— Start MATERIAL PROVIDED —

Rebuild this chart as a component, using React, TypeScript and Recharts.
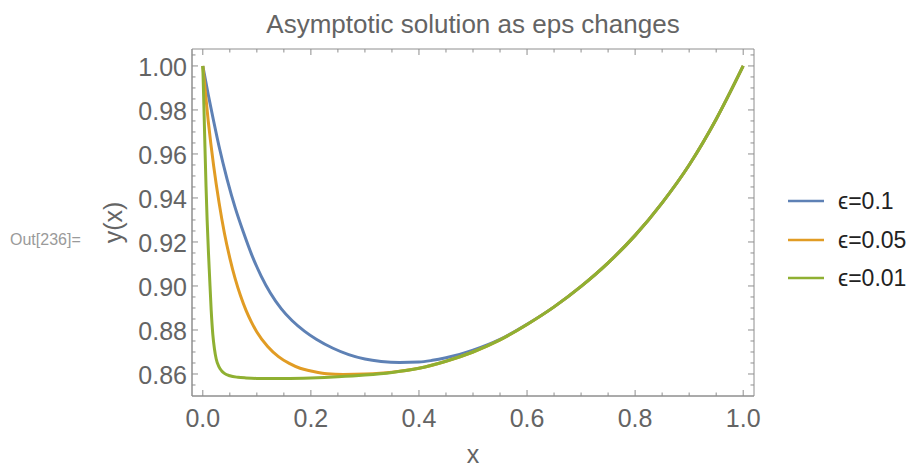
import React from 'react';
import { LineChart, Line, XAxis, YAxis, ReferenceArea, Legend } from 'recharts';

// ---- data ----
const xEps01 = [0, 0.01, 0.02, 0.03, 0.045, 0.06, 0.075, 0.09, 0.108, 0.125, 0.145, 0.165, 0.188, 0.21, 0.241, 0.27, 0.3, 0.33, 0.364, 0.4, 0.425, 0.45, 0.475, 0.5, 0.55, 0.6, 0.65, 0.7, 0.75, 0.8, 0.85, 0.9, 0.95, 1.0];
const yEps01 = [1.0, 0.987, 0.975, 0.9635, 0.9485, 0.9355, 0.9245, 0.9145, 0.9045, 0.8968, 0.8897, 0.8843, 0.8795, 0.8758, 0.8717, 0.8688, 0.8668, 0.8657, 0.8652, 0.8654, 0.8662, 0.8674, 0.8689, 0.8708, 0.8757, 0.8826, 0.8905, 0.8998, 0.9105, 0.923, 0.9378, 0.955, 0.9758, 1.0];

const xEps005 = [0, 0.01, 0.02, 0.03, 0.04, 0.05, 0.06, 0.07, 0.08, 0.09, 0.1, 0.12, 0.14, 0.16, 0.18, 0.2, 0.23, 0.26, 0.3, 0.35, 0.4, 0.45, 0.5, 0.55, 0.6, 0.65, 0.7, 0.75, 0.8, 0.85, 0.9, 0.95, 1.0];
const yEps005 = [1.0, 0.975, 0.9547, 0.938, 0.924, 0.9127, 0.9032, 0.8954, 0.8889, 0.8836, 0.8791, 0.8725, 0.8679, 0.8648, 0.8626, 0.8614, 0.8601, 0.8598, 0.86, 0.8608, 0.8626, 0.8658, 0.87, 0.8755, 0.8825, 0.8905, 0.8998, 0.9105, 0.923, 0.9378, 0.955, 0.9758, 1.0];

const xEps001 = [0, 0.002, 0.004, 0.006, 0.008, 0.0105, 0.0124, 0.0155, 0.0185, 0.0215, 0.0248, 0.03, 0.035, 0.04, 0.05, 0.065, 0.08, 0.1, 0.15, 0.2, 0.25, 0.3, 0.35, 0.4, 0.45, 0.5, 0.55, 0.6, 0.65, 0.7, 0.75, 0.8, 0.85, 0.9, 0.95, 1.0];
const yEps001 = [1.0, 0.982, 0.963, 0.945, 0.93, 0.915, 0.905, 0.889, 0.878, 0.8715, 0.8668, 0.8632, 0.8614, 0.8603, 0.8592, 0.8585, 0.8582, 0.858, 0.858, 0.8582, 0.8587, 0.8595, 0.8607, 0.8626, 0.8658, 0.87, 0.8755, 0.8825, 0.8905, 0.8998, 0.9105, 0.923, 0.9378, 0.955, 0.9758, 1.0];

const seriesNames = ['\u03f5=0.1', '\u03f5=0.05', '\u03f5=0.01'];

const xMajorTicks = [0, 0.2, 0.4, 0.6, 0.8, 1.0];
const xMinorTicks = [0.05, 0.1, 0.15, 0.25, 0.3, 0.35, 0.45, 0.5, 0.55, 0.65, 0.7, 0.75, 0.85, 0.9, 0.95];
const yMajorTicks = [0.86, 0.88, 0.9, 0.92, 0.94, 0.96, 0.98, 1.0];
const yMinorTicks = [0.855, 0.865, 0.87, 0.875, 0.885, 0.89, 0.895, 0.905, 0.91, 0.915, 0.925, 0.93, 0.935, 0.945, 0.95, 0.955, 0.965, 0.97, 0.975, 0.985, 0.99, 0.995, 1.005];

const titleText = 'Asymptotic solution as eps changes';
const xLabel = 'x';
const yLabel = 'y(x)';
const outLabel = 'Out[236]=';

// ---- layout / style ----
const W = 913;
const H = 467;
const PLOT_LEFT = 192;
const PLOT_TOP = 49;
const PLOT_RIGHT = 754;
const PLOT_BOTTOM = 396;
const Y_AXIS_W = 60;
const X_AXIS_H = 40;
const X_DOMAIN: [number, number] = [-0.02, 1.02];
const Y_DOMAIN: [number, number] = [0.85, 1.0077];

const FONT = '"Liberation Sans", Arial, "DejaVu Sans", sans-serif';
const TEXT_COLOR = '#646464';
const FRAME_COLOR = '#8e8e8e';
const COLORS = ['#5E81B5', '#E19C24', '#8FB032'];

const toRows = (xs: number[], ys: number[]) => xs.map((x, i) => ({ x, y: ys[i] }));
const seriesData = [toRows(xEps01, yEps01), toRows(xEps005, yEps005), toRows(xEps001, yEps001)];

const isIn = (arr: number[], v: number) => arr.some((a) => Math.abs(a - v) < 1e-9);

const XTick = (props: any) => {
  const { x, payload } = props;
  const v = payload.value as number;
  const major = isIn(xMajorTicks, v);
  const len = major ? 6 : 3.5;
  return (
    <g>
      <line x1={x} y1={PLOT_BOTTOM} x2={x} y2={PLOT_BOTTOM - len} stroke={FRAME_COLOR} strokeWidth={1} />
      <line x1={x} y1={PLOT_TOP} x2={x} y2={PLOT_TOP + len} stroke={FRAME_COLOR} strokeWidth={1} />
      {major && (
        <text x={x} y={PLOT_BOTTOM + 30.5} textAnchor="middle" fill={TEXT_COLOR} fontSize={25} fontFamily={FONT}>
          {v.toFixed(1)}
        </text>
      )}
    </g>
  );
};

const YTick = (props: any) => {
  const { y, payload } = props;
  const v = payload.value as number;
  const major = isIn(yMajorTicks, v);
  const len = major ? 6 : 3.5;
  return (
    <g>
      <line x1={PLOT_LEFT} y1={y} x2={PLOT_LEFT + len} y2={y} stroke={FRAME_COLOR} strokeWidth={1} />
      <line x1={PLOT_RIGHT} y1={y} x2={PLOT_RIGHT - len} y2={y} stroke={FRAME_COLOR} strokeWidth={1} />
      {major && (
        <text x={PLOT_LEFT - 5} y={y + 10} textAnchor="end" fill={TEXT_COLOR} fontSize={25} fontFamily={FONT}>
          {v.toFixed(2)}
        </text>
      )}
    </g>
  );
};

const LegendContent = (props: any) => {
  const payload = ((props.payload || []) as any[]).slice();
  payload.sort((a: any, b: any) => seriesNames.indexOf(a.value) - seriesNames.indexOf(b.value));
  return (
    <div style={{ fontFamily: FONT }}>
      {payload.map((p: any, i: number) => (
        <div key={i} style={{ display: 'flex', alignItems: 'center', height: 38.5 }}>
          <svg width={36} height={6} style={{ display: 'block' }}>
            <line x1={0} y1={3} x2={36} y2={3} stroke={p.color} strokeWidth={2.5} />
          </svg>
          <span style={{ marginLeft: 14, fontSize: 23, color: '#222', lineHeight: '26px' }}>{p.value}</span>
        </div>
      ))}
    </div>
  );
};

export default function App() {
  const xTicks = [...xMajorTicks, ...xMinorTicks].sort((a, b) => a - b);
  const yTicks = [...yMajorTicks, ...yMinorTicks].sort((a, b) => a - b);
  return (
    <div style={{ position: 'absolute', left: 0, top: 0, width: W, height: H, background: '#fff' }}>
      <LineChart
        width={W}
        height={H}
        margin={{ top: PLOT_TOP, left: PLOT_LEFT - Y_AXIS_W, right: W - PLOT_RIGHT, bottom: H - PLOT_BOTTOM - X_AXIS_H }}
      >
        <XAxis
          type="number"
          dataKey="x"
          domain={X_DOMAIN}
          allowDataOverflow
          ticks={xTicks}
          interval={0}
          tick={XTick}
          tickLine={false}
          tickSize={0}
          tickMargin={0}
          height={X_AXIS_H}
          axisLine={{ stroke: FRAME_COLOR, strokeWidth: 1 }}
        />
        <YAxis
          type="number"
          domain={Y_DOMAIN}
          allowDataOverflow
          ticks={yTicks}
          interval={0}
          tick={YTick}
          tickLine={false}
          tickSize={0}
          tickMargin={0}
          width={Y_AXIS_W}
          axisLine={{ stroke: FRAME_COLOR, strokeWidth: 1 }}
        />
        <ReferenceArea
          x1={X_DOMAIN[0]}
          x2={X_DOMAIN[1]}
          y1={Y_DOMAIN[0]}
          y2={Y_DOMAIN[1]}
          fill="none"
          fillOpacity={0}
          stroke={FRAME_COLOR}
          strokeWidth={1}
          ifOverflow="visible"
        />
        {seriesData.map((d, i) => (
          <Line
            key={seriesNames[i]}
            data={d}
            dataKey="y"
            name={seriesNames[i]}
            type="monotone"
            stroke={COLORS[i]}
            strokeWidth={3}
            dot={false}
            activeDot={false}
            isAnimationActive={false}
          />
        ))}
        <Legend
          layout="vertical"
          align="center"
          verticalAlign="middle"
          content={LegendContent}
          wrapperStyle={{ left: 788, top: 182, width: 125 }}
        />
      </LineChart>
      <svg width={W} height={H} style={{ position: 'absolute', left: 0, top: 0, pointerEvents: 'none' }}>
        <text x={(PLOT_LEFT + PLOT_RIGHT) / 2} y={33} textAnchor="middle" fill={TEXT_COLOR} fontSize={26} fontFamily={FONT}>
          {titleText}
        </text>
        <text x={473} y={463} textAnchor="middle" fill={TEXT_COLOR} fontSize={25} fontFamily={FONT}>
          {xLabel}
        </text>
        <text transform={`translate(122, ${(PLOT_TOP + PLOT_BOTTOM) / 2}) rotate(-90)`} textAnchor="middle" fill={TEXT_COLOR} fontSize={25} fontFamily={FONT}>
          {yLabel}
        </text>
        <text x={10} y={245} fill="#9a9a9a" fontSize={16} fontFamily={FONT}>
          {outLabel}
        </text>
      </svg>
    </div>
  );
}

— End MATERIAL PROVIDED —

- **WHAT THIS TASK INVOLVES**: Reproduce the material above from its first line through the line containing "['\u03f5=0.1', '\u03f5=0.05', '\u03f5=0.01'];", both ends included, and skip every picture.

- **THE COMPLETED TASK**:
Rebuild this chart as a component, using React, TypeScript and Recharts.
import React from 'react';
import { LineChart, Line, XAxis, YAxis, ReferenceArea, Legend } from 'recharts';

// ---- data ----
const xEps01 = [0, 0.01, 0.02, 0.03, 0.045, 0.06, 0.075, 0.09, 0.108, 0.125, 0.145, 0.165, 0.188, 0.21, 0.241, 0.27, 0.3, 0.33, 0.364, 0.4, 0.425, 0.45, 0.475, 0.5, 0.55, 0.6, 0.65, 0.7, 0.75, 0.8, 0.85, 0.9, 0.95, 1.0];
const yEps01 = [1.0, 0.987, 0.975, 0.9635, 0.9485, 0.9355, 0.9245, 0.9145, 0.9045, 0.8968, 0.8897, 0.8843, 0.8795, 0.8758, 0.8717, 0.8688, 0.8668, 0.8657, 0.8652, 0.8654, 0.8662, 0.8674, 0.8689, 0.8708, 0.8757, 0.8826, 0.8905, 0.8998, 0.9105, 0.923, 0.9378, 0.955, 0.9758, 1.0];

const xEps005 = [0, 0.01, 0.02, 0.03, 0.04, 0.05, 0.06, 0.07, 0.08, 0.09, 0.1, 0.12, 0.14, 0.16, 0.18, 0.2, 0.23, 0.26, 0.3, 0.35, 0.4, 0.45, 0.5, 0.55, 0.6, 0.65, 0.7, 0.75, 0.8, 0.85, 0.9, 0.95, 1.0];
const yEps005 = [1.0, 0.975, 0.9547, 0.938, 0.924, 0.9127, 0.9032, 0.8954, 0.8889, 0.8836, 0.8791, 0.8725, 0.8679, 0.8648, 0.8626, 0.8614, 0.8601, 0.8598, 0.86, 0.8608, 0.8626, 0.8658, 0.87, 0.8755, 0.8825, 0.8905, 0.8998, 0.9105, 0.923, 0.9378, 0.955, 0.9758, 1.0];

const xEps001 = [0, 0.002, 0.004, 0.006, 0.008, 0.0105, 0.0124, 0.0155, 0.0185, 0.0215, 0.0248, 0.03, 0.035, 0.04, 0.05, 0.065, 0.08, 0.1, 0.15, 0.2, 0.25, 0.3, 0.35, 0.4, 0.45, 0.5, 0.55, 0.6, 0.65, 0.7, 0.75, 0.8, 0.85, 0.9, 0.95, 1.0];
const yEps001 = [1.0, 0.982, 0.963, 0.945, 0.93, 0.915, 0.905, 0.889, 0.878, 0.8715, 0.8668, 0.8632, 0.8614, 0.8603, 0.8592, 0.8585, 0.8582, 0.858, 0.858, 0.8582, 0.8587, 0.8595, 0.8607, 0.8626, 0.8658, 0.87, 0.8755, 0.8825, 0.8905, 0.8998, 0.9105, 0.923, 0.9378, 0.955, 0.9758, 1.0];

const seriesNames = ['\u03f5=0.1', '\u03f5=0.05', '\u03f5=0.01'];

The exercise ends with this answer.